Records with drawing code
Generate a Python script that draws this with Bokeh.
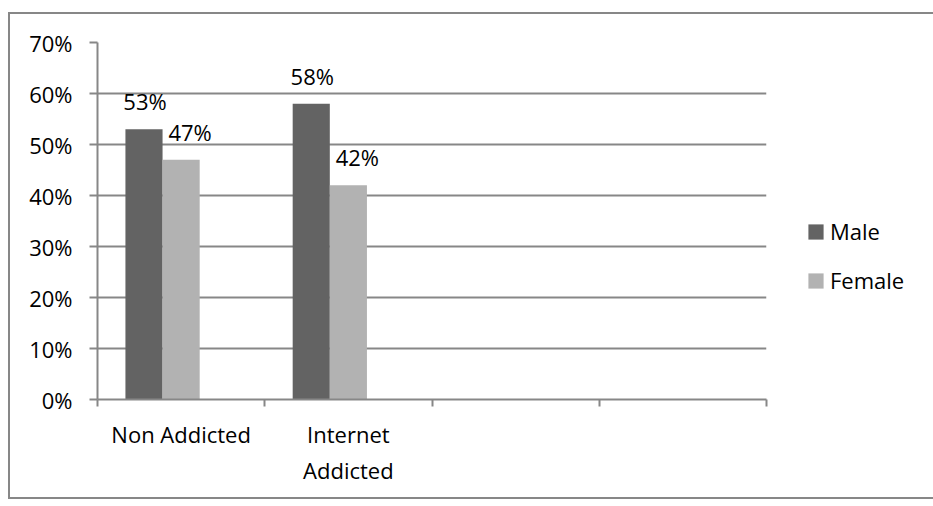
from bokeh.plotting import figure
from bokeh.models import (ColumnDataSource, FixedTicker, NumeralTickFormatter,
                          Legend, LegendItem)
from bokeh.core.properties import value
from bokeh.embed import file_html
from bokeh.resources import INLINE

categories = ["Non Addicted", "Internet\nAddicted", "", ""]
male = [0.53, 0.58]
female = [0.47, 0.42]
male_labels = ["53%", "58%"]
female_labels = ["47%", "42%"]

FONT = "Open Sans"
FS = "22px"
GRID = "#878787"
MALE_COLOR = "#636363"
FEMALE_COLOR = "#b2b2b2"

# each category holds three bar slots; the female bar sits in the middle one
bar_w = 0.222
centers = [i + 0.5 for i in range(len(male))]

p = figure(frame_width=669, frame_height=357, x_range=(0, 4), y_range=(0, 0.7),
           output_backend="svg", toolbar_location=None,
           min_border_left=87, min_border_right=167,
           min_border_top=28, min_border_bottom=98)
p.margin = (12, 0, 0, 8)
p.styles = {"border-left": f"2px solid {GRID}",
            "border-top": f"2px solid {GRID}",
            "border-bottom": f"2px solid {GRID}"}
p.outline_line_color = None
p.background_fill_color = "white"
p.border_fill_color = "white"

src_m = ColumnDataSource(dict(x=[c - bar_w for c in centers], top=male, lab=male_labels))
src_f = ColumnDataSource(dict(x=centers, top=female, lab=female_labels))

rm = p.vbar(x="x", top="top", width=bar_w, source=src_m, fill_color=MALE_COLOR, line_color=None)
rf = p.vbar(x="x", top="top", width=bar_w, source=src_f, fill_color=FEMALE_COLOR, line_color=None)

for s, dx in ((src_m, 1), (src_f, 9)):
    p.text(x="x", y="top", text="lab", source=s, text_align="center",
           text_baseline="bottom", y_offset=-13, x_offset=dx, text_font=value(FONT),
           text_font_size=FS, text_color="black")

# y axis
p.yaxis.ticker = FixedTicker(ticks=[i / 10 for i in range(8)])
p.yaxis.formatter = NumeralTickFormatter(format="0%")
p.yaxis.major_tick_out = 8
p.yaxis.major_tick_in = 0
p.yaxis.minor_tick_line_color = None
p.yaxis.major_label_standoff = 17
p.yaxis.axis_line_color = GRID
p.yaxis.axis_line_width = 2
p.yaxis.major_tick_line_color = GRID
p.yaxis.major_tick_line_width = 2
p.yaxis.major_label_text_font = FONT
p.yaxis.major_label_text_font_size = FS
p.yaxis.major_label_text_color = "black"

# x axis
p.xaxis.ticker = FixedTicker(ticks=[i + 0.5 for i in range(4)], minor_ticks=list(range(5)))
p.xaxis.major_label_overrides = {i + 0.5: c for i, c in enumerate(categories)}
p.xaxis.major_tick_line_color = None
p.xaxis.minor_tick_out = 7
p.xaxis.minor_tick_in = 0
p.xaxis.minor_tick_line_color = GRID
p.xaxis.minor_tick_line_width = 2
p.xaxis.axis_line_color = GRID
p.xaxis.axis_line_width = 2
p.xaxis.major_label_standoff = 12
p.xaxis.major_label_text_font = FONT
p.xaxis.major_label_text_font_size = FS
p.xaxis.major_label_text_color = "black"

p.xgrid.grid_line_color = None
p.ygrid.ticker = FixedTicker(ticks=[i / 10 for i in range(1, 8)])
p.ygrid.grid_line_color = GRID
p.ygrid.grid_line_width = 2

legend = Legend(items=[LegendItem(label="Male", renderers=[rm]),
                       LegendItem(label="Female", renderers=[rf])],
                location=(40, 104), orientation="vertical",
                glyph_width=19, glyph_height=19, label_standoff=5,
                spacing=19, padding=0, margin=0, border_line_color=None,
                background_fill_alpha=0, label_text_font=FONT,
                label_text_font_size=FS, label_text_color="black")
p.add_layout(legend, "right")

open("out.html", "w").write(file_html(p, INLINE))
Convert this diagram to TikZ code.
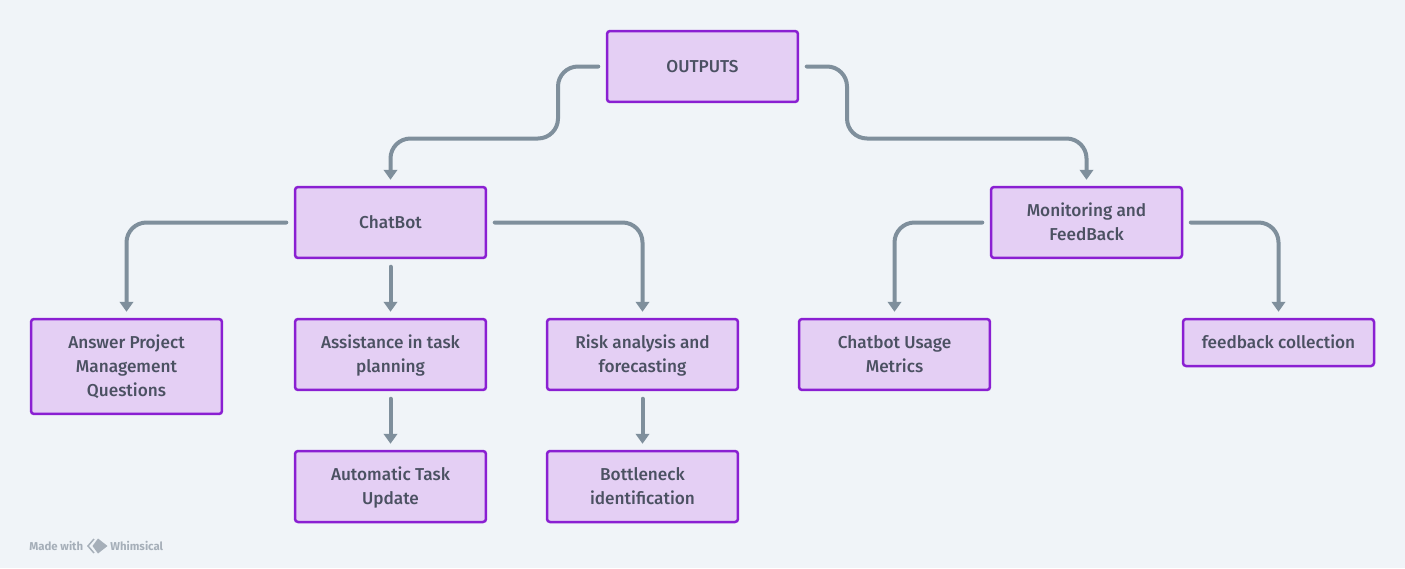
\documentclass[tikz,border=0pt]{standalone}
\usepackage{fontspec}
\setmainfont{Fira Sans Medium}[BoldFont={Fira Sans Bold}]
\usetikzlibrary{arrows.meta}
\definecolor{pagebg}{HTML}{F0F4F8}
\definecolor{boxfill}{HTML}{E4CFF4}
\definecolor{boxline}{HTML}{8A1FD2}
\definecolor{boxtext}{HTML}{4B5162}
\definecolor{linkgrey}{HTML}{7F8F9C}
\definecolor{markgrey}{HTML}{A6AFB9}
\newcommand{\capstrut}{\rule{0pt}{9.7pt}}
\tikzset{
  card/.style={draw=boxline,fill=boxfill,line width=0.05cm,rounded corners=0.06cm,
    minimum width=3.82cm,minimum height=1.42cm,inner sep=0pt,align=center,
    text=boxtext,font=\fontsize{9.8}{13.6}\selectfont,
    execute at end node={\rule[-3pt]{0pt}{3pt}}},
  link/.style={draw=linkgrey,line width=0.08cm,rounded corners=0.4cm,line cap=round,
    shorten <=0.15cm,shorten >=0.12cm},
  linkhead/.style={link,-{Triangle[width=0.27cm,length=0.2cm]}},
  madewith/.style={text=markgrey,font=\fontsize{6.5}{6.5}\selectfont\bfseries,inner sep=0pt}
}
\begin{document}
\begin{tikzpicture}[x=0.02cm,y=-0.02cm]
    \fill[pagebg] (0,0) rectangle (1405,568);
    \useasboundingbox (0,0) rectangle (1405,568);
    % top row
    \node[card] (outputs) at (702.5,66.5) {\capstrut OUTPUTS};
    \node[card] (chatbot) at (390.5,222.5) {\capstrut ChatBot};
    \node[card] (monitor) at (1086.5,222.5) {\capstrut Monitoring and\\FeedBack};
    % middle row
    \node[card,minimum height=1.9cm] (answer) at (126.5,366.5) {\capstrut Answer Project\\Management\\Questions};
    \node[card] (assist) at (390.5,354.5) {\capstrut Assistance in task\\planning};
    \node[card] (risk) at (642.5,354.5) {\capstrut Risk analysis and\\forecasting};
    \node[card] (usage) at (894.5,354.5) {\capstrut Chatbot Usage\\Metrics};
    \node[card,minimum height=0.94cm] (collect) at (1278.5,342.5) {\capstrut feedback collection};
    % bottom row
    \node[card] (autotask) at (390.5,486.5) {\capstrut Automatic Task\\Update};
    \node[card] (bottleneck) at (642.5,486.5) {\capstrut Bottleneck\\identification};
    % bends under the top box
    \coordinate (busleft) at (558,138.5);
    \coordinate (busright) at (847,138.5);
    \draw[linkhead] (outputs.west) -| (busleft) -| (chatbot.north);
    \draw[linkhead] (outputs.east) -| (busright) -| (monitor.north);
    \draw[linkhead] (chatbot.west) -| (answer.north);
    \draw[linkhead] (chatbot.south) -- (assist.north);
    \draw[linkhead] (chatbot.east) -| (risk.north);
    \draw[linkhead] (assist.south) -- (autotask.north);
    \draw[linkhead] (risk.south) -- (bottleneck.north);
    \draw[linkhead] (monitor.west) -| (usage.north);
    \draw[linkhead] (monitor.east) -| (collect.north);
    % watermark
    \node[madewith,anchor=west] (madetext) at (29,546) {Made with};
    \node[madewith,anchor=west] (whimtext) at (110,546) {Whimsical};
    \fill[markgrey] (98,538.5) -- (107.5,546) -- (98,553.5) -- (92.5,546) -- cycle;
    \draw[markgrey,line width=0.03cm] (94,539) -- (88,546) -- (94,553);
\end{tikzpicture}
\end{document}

### [WORK REQUIRED]
Without including the pictures, return each record above exactly as it stands.

### [OUTPUT FOR THIS EXERCISE]
Generate a Python script that draws this with Bokeh.
from bokeh.plotting import figure
from bokeh.models import (ColumnDataSource, FixedTicker, NumeralTickFormatter,
                          Legend, LegendItem)
from bokeh.core.properties import value
from bokeh.embed import file_html
from bokeh.resources import INLINE

categories = ["Non Addicted", "Internet\nAddicted", "", ""]
male = [0.53, 0.58]
female = [0.47, 0.42]
male_labels = ["53%", "58%"]
female_labels = ["47%", "42%"]

FONT = "Open Sans"
FS = "22px"
GRID = "#878787"
MALE_COLOR = "#636363"
FEMALE_COLOR = "#b2b2b2"

# each category holds three bar slots; the female bar sits in the middle one
bar_w = 0.222
centers = [i + 0.5 for i in range(len(male))]

p = figure(frame_width=669, frame_height=357, x_range=(0, 4), y_range=(0, 0.7),
           output_backend="svg", toolbar_location=None,
           min_border_left=87, min_border_right=167,
           min_border_top=28, min_border_bottom=98)
p.margin = (12, 0, 0, 8)
p.styles = {"border-left": f"2px solid {GRID}",
            "border-top": f"2px solid {GRID}",
            "border-bottom": f"2px solid {GRID}"}
p.outline_line_color = None
p.background_fill_color = "white"
p.border_fill_color = "white"

src_m = ColumnDataSource(dict(x=[c - bar_w for c in centers], top=male, lab=male_labels))
src_f = ColumnDataSource(dict(x=centers, top=female, lab=female_labels))

rm = p.vbar(x="x", top="top", width=bar_w, source=src_m, fill_color=MALE_COLOR, line_color=None)
rf = p.vbar(x="x", top="top", width=bar_w, source=src_f, fill_color=FEMALE_COLOR, line_color=None)

for s, dx in ((src_m, 1), (src_f, 9)):
    p.text(x="x", y="top", text="lab", source=s, text_align="center",
           text_baseline="bottom", y_offset=-13, x_offset=dx, text_font=value(FONT),
           text_font_size=FS, text_color="black")

# y axis
p.yaxis.ticker = FixedTicker(ticks=[i / 10 for i in range(8)])
p.yaxis.formatter = NumeralTickFormatter(format="0%")
p.yaxis.major_tick_out = 8
p.yaxis.major_tick_in = 0
p.yaxis.minor_tick_line_color = None
p.yaxis.major_label_standoff = 17
p.yaxis.axis_line_color = GRID
p.yaxis.axis_line_width = 2
p.yaxis.major_tick_line_color = GRID
p.yaxis.major_tick_line_width = 2
p.yaxis.major_label_text_font = FONT
p.yaxis.major_label_text_font_size = FS
p.yaxis.major_label_text_color = "black"

# x axis
p.xaxis.ticker = FixedTicker(ticks=[i + 0.5 for i in range(4)], minor_ticks=list(range(5)))
p.xaxis.major_label_overrides = {i + 0.5: c for i, c in enumerate(categories)}
p.xaxis.major_tick_line_color = None
p.xaxis.minor_tick_out = 7
p.xaxis.minor_tick_in = 0
p.xaxis.minor_tick_line_color = GRID
p.xaxis.minor_tick_line_width = 2
p.xaxis.axis_line_color = GRID
p.xaxis.axis_line_width = 2
p.xaxis.major_label_standoff = 12
p.xaxis.major_label_text_font = FONT
p.xaxis.major_label_text_font_size = FS
p.xaxis.major_label_text_color = "black"

p.xgrid.grid_line_color = None
p.ygrid.ticker = FixedTicker(ticks=[i / 10 for i in range(1, 8)])
p.ygrid.grid_line_color = GRID
p.ygrid.grid_line_width = 2

legend = Legend(items=[LegendItem(label="Male", renderers=[rm]),
                       LegendItem(label="Female", renderers=[rf])],
                location=(40, 104), orientation="vertical",
                glyph_width=19, glyph_height=19, label_standoff=5,
                spacing=19, padding=0, margin=0, border_line_color=None,
                background_fill_alpha=0, label_text_font=FONT,
                label_text_font_size=FS, label_text_color="black")
p.add_layout(legend, "right")

open("out.html", "w").write(file_html(p, INLINE))
Convert this diagram to TikZ code.
\documentclass[tikz,border=0pt]{standalone}
\usepackage{fontspec}
\setmainfont{Fira Sans Medium}[BoldFont={Fira Sans Bold}]
\usetikzlibrary{arrows.meta}
\definecolor{pagebg}{HTML}{F0F4F8}
\definecolor{boxfill}{HTML}{E4CFF4}
\definecolor{boxline}{HTML}{8A1FD2}
\definecolor{boxtext}{HTML}{4B5162}
\definecolor{linkgrey}{HTML}{7F8F9C}
\definecolor{markgrey}{HTML}{A6AFB9}
\newcommand{\capstrut}{\rule{0pt}{9.7pt}}
\tikzset{
  card/.style={draw=boxline,fill=boxfill,line width=0.05cm,rounded corners=0.06cm,
    minimum width=3.82cm,minimum height=1.42cm,inner sep=0pt,align=center,
    text=boxtext,font=\fontsize{9.8}{13.6}\selectfont,
    execute at end node={\rule[-3pt]{0pt}{3pt}}},
  link/.style={draw=linkgrey,line width=0.08cm,rounded corners=0.4cm,line cap=round,
    shorten <=0.15cm,shorten >=0.12cm},
  linkhead/.style={link,-{Triangle[width=0.27cm,length=0.2cm]}},
  madewith/.style={text=markgrey,font=\fontsize{6.5}{6.5}\selectfont\bfseries,inner sep=0pt}
}
\begin{document}
\begin{tikzpicture}[x=0.02cm,y=-0.02cm]
    \fill[pagebg] (0,0) rectangle (1405,568);
    \useasboundingbox (0,0) rectangle (1405,568);
    % top row
    \node[card] (outputs) at (702.5,66.5) {\capstrut OUTPUTS};
    \node[card] (chatbot) at (390.5,222.5) {\capstrut ChatBot};
    \node[card] (monitor) at (1086.5,222.5) {\capstrut Monitoring and\\FeedBack};
    % middle row
    \node[card,minimum height=1.9cm] (answer) at (126.5,366.5) {\capstrut Answer Project\\Management\\Questions};
    \node[card] (assist) at (390.5,354.5) {\capstrut Assistance in task\\planning};
    \node[card] (risk) at (642.5,354.5) {\capstrut Risk analysis and\\forecasting};
    \node[card] (usage) at (894.5,354.5) {\capstrut Chatbot Usage\\Metrics};
    \node[card,minimum height=0.94cm] (collect) at (1278.5,342.5) {\capstrut feedback collection};
    % bottom row
    \node[card] (autotask) at (390.5,486.5) {\capstrut Automatic Task\\Update};
    \node[card] (bottleneck) at (642.5,486.5) {\capstrut Bottleneck\\identification};
    % bends under the top box
    \coordinate (busleft) at (558,138.5);
    \coordinate (busright) at (847,138.5);
    \draw[linkhead] (outputs.west) -| (busleft) -| (chatbot.north);
    \draw[linkhead] (outputs.east) -| (busright) -| (monitor.north);
    \draw[linkhead] (chatbot.west) -| (answer.north);
    \draw[linkhead] (chatbot.south) -- (assist.north);
    \draw[linkhead] (chatbot.east) -| (risk.north);
    \draw[linkhead] (assist.south) -- (autotask.north);
    \draw[linkhead] (risk.south) -- (bottleneck.north);
    \draw[linkhead] (monitor.west) -| (usage.north);
    \draw[linkhead] (monitor.east) -| (collect.north);
    % watermark
    \node[madewith,anchor=west] (madetext) at (29,546) {Made with};
    \node[madewith,anchor=west] (whimtext) at (110,546) {Whimsical};
    \fill[markgrey] (98,538.5) -- (107.5,546) -- (98,553.5) -- (92.5,546) -- cycle;
    \draw[markgrey,line width=0.03cm] (94,539) -- (88,546) -- (94,553);
\end{tikzpicture}
\end{document}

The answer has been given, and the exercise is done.